Three reed warblers riffed and trilled in the nature reserve, all of them in the reeds bed by the path. Another tutted from the big reed bed on the other side. I stopped a while to listen and tried to work out how they divided the reedbed up amongst them. I couldn't see any obvious visual cues that might work as boundary marks so I don't know how it's done. Perhaps I'm thinking about it the wrong way. It was worth the time, though, as a large red damselfly settled on the reeds next to me to see what I was doing. (Some dragonflies seem actively inquisitive about humans, perhaps because we clumsily barge about disturbing small insects in the process.) I've not seen many red admirals about so far this year so the three chasing each other down the path was an event.

Chiffchaffs, blackcaps and whitethroats sang in the trees but my hopes that the Cetti's warbler might make an appearance were fruitless. A by-cracky-I-nearly-saw-it-this-time water rail was a consolation. It may have been a not-quite-seen, it was most definitely a heard.

Hoverfly, possibly a marmalade hoverfly, on red campion

In contrast the walk down the lane by the railway line was very quiet though the occasional rustlings and contact calls confirmed there were small birds about. It came as a relief when a blackcap started singing from the embankment and a chiffchaff joined in from the trees by the path.

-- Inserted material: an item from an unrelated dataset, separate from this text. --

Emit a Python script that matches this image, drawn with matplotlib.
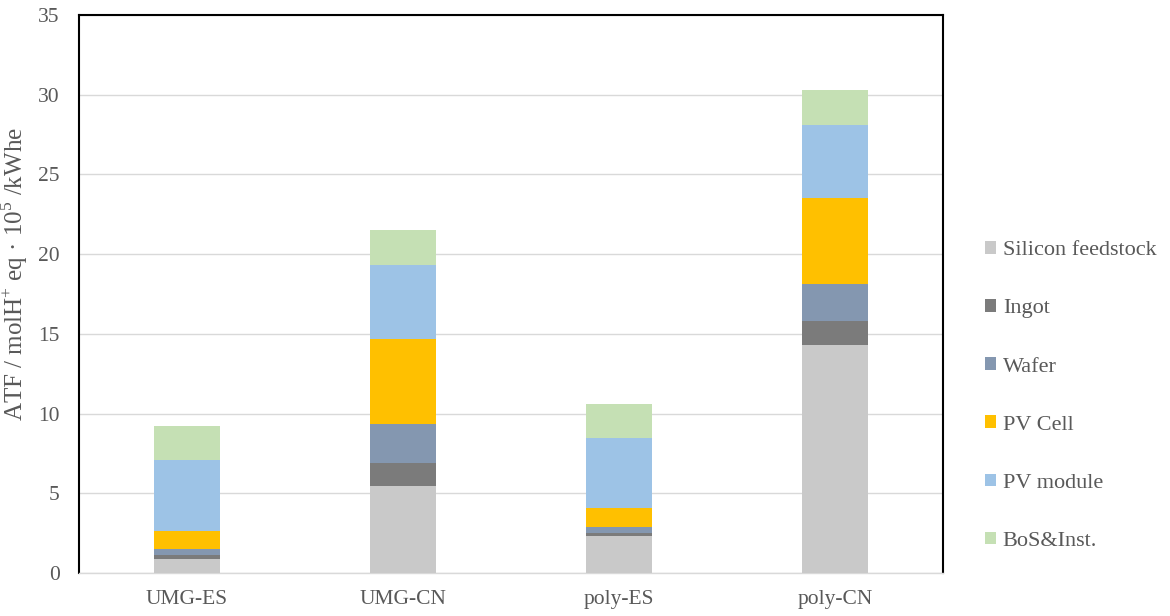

A carrion crow giving a buzzard a hard time

High over Dutton's Pond a buzzard was harried by a carrion crow. The buzzard lingered, probably out of bloody-mindedness, circling on the thermals before suddenly lurching across the crow's bows and gliding slowly towards the river.

Dutton's Pond 

Dutton's Pond looked very quiet, just the three drake mallards and a Canada goose. I couldn't see any sign of the ducklings but I eventually found a couple of moorhens skulking in the shadows of one of the fishing piers. The lone black-headed gull made an appearance, did a circuit of the pool and then flew off to Irlam Locks to join its fellows.

Horse chestnut, Green Hill

Passing under the railway onto Green Hill the sparrows and blackcaps on one side of the tracks gave way to the sparrows, robins and blackcaps on the other. Wrens, blackbirds and song thrushes sang in the trees as I walked up the hill, when I reached open country they were succeeded by chiffchaffs, whitethroats and great tits.

Green Hill 

I walked round and down to the path to Carrington Road. Blue tits and great tits fidgeted in the gorse bushes, wrens fussed about in the bracken and the only chaffinch of the day was upset about something in one of the birch trees near the entrance. I couldn't see what was prompting the alarm call and I may have scared off whatever it was as the chaffinch shut up as I approached to pass and calmly watched me go by.

A quick look at the river found me a pair of mallards canoodling under the bridge. I made my excuses and got the bus home.